One of the items somewhere in the middle of the list was “ease of inventory import from third-party vendors into your system”. Apparently, someone within any large client spent anywhere from 4 to 8 hours per week manually copy-pasting large orders (hundreds of SKUs) from vendors sales orders into our system. I’ll leave it to your imagination to think about all kinds of input errors they were dealing with. But it was literally, copy a line – paste a line. Repeat 100+ times over. Check for errors – manually.

I’ve looked into the problem and within a month we had a solution ready. It was not directly built into the product, which means customers could use it on any other computer, not just where our product was installed. It completely eliminated the need to manually enter anything at all. Instead of 4 to 8 hours, it took 4 to 5 clicks to automagically import each order into the system.

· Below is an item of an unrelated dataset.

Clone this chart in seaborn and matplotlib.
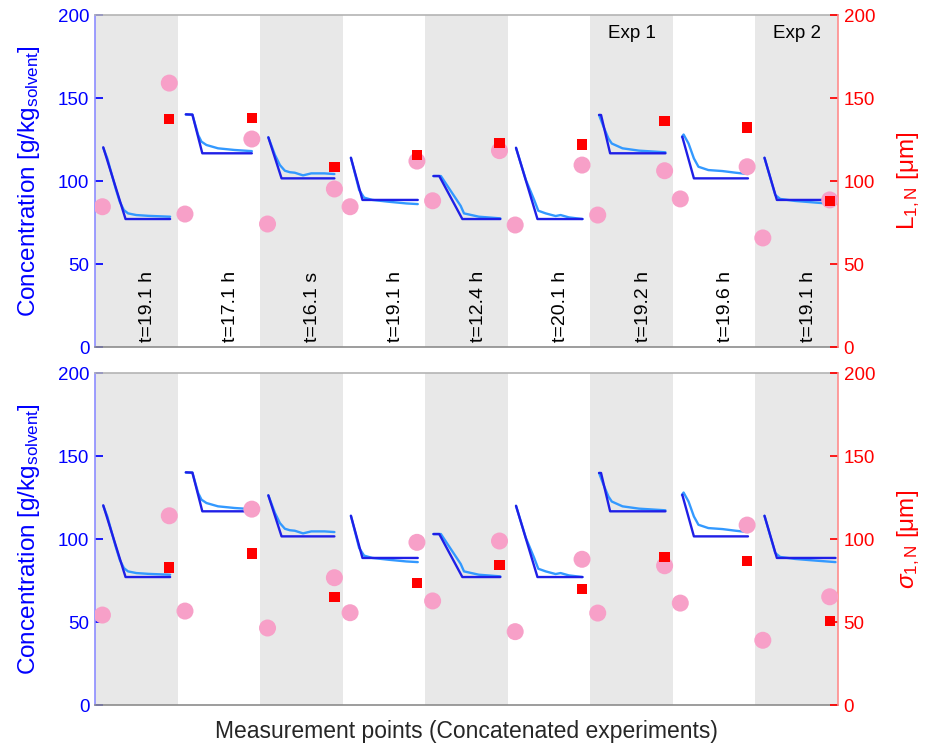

Not only it saved this particular customer, but that was also impressed with the effectiveness of the solution, the speed of the solution’s delivery and with saving on average 20 – 24 hours of one of manager’s time. It allowed the company to promote the “champion customer” program where certain customers would get access to early-stage products I was developing and provide their feedback.

While solution itself was free to our customers compared to the amount of money saved by retention it was definitely a revenue-positive discovery.